Wednesday, September 16, 2009

Split, Croatia


Map picture

Today we enjoyed a brief 4 hour visit to the city of Split, in the country of Croatia. As I mentioned yesterday, Croatia is one of four countries that line the shores of the Adriatic Sea on its Western side, while just across the Sea on the East is Italy.

Croatia is today an independent country with a Presidential/Parliamentary Democracy. It achieved its independence in 1991 with the collapse of the old Yugoslavian Empire. It neighbor, Slovenia was the first of the former Yugoslav republics to achieve membership in the EU, and Croatia hopes to follow. The population of the country is only 4 million with three main cities. The capital is Zagrab. Split is the second largest city and Dubrovnik the third. Both Zabrab and Split are active functional cities, even though they have their old sections. We went to Dubrovnik about a year ago, and there the old city has become only a tourist attraction, with the people living in the outskirts of town.

Croatia is beautiful, and clean. The streets were in good condition and people were friendly. Except for a problem with graffiti in the town of Split I found Croatia to be a good place to visit.

Our visit today consisted of two stops. The first involved a 30 minute drive to the Medieval Town of Trogir.
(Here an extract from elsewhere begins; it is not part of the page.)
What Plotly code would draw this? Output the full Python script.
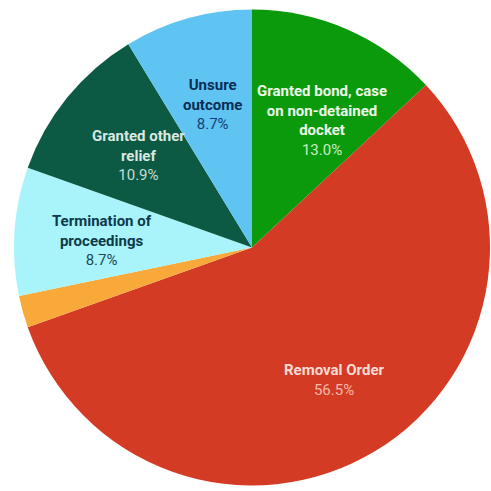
import plotly.graph_objects as go

# Case outcomes (number of cases)
labels = [
    "Granted bond, case on non-detained docket",
    "Removal Order",
    "Other",
    "Termination of proceedings",
    "Granted other relief",
    "Unsure outcome",
]
counts = [6, 26, 1, 4, 5, 4]
colors = ["#0a9a0c", "#d33b24", "#f8a93a", "#a9f3fb", "#0c5a43", "#5fc4f2"]

# Text drawn for each slice: wrapped label lines, then its share
label_lines = [
    ["Granted bond, case", "on non-detained", "docket"],
    ["Removal Order"],
    None,
    ["Termination of", "proceedings"],
    ["Granted other", "relief"],
    ["Unsure", "outcome"],
]
# centre of each text block, in pixels from the top-left corner
label_px = [(322, 120), (334, 380), None, (102, 240), (138, 156), (212, 104)]
label_color = ["#eef8ea", "#f8dcd4", None, "#0d3a4a", "#dbe8e2", "#0b2d55"]
pct_color = ["#c9efc0", "#f6b9aa", None, "#1d4a56", "#c8ddd3", "#14407a"]

W = H = 491
total = sum(counts)

fig = go.Figure(
    go.Pie(
        labels=labels,
        values=counts,
        sort=False,
        direction="clockwise",
        rotation=0,
        marker=dict(colors=colors, line=dict(width=0)),
        textinfo="none",
        hoverinfo="label+percent",
        domain=dict(x=[14 / W, 490 / W], y=[3 / H, 484 / H]),
    )
)

annotations = []
for lines, pos, lc, pc, v in zip(label_lines, label_px, label_color, pct_color, counts):
    if lines is None:
        continue
    body = "<br>".join(f"<b>{ln}</b>" for ln in lines)
    pct = f"{v / total * 100:.1f}%"
    text = f"<span style='color:{lc}'>{body}</span><br><span style='color:{pc}'>{pct}</span>"
    annotations.append(
        dict(
            x=pos[0] / W, y=1 - pos[1] / H, xref="paper", yref="paper",
            xanchor="center", yanchor="middle",
            text=text, showarrow=False, align="center",
            font=dict(family="Roboto", size=15),
        )
    )

fig.update_layout(
    width=W,
    height=H,
    margin=dict(l=0, r=0, t=0, b=0),
    paper_bgcolor="white",
    plot_bgcolor="white",
    showlegend=False,
    annotations=annotations,
)

fig.write_html("out.html")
The city is a UNESCO World Heritage Site and is located on a very small island that IMG_2644 connects with the mainland by a bridge.

We walked around the town admiring the buildings and churches for about 90 minutes and then took a break for coffee in the square where we enjoyed a good session of “people watching.”

Returning to the Old City of Split, our group went on another walking tour, this time of a most unusual place, a Roman basement! Since it too is on the UNESCO list, it was obviously not your ordinary basement. Allow me to explain. In the late Roman period, which dates from around 300 A.D., the Great Roman Emperor Diocletian decided to abdicate – or in other words to retire. In preparation for his retirement he had a massive Palace constructed in Split. It was designed as a rectangular Roman Fort which covered 8.4 acres and had four massive gates and 16 towers surrounding its walls.


Over the centuries the palace fell into disrepair was buried under the surface. The new city of Split was built on top of the subterranean halls of the former palace. In fact as structures were built on top of the ruins, people would dig holes into the floor, which opened into the subterranean ruins, and dumped their construction trash down the holes, and then sealed the holes back up.


Today the substructure of the Diocletian Palace is a World Heritage Site and is slowly and carefully being excavated revealing structures that are in remarkably good condition for their age.

In addition to the “basement,” we visited the Cathedral of St. Dominius. Originally it was built to serve as the mausoleum for the Emperor, but today it stands as the only Roman Catholic Cathedral in the world built in the shape of a hexagon.

All too quickly our day came to and end, and we are now on our way to the city of Venice, Italy where our ship is due to dock at 6am. Fortunately we left town just in time because right now it is pouring down rain outside. Let’s hope tomorrow is better.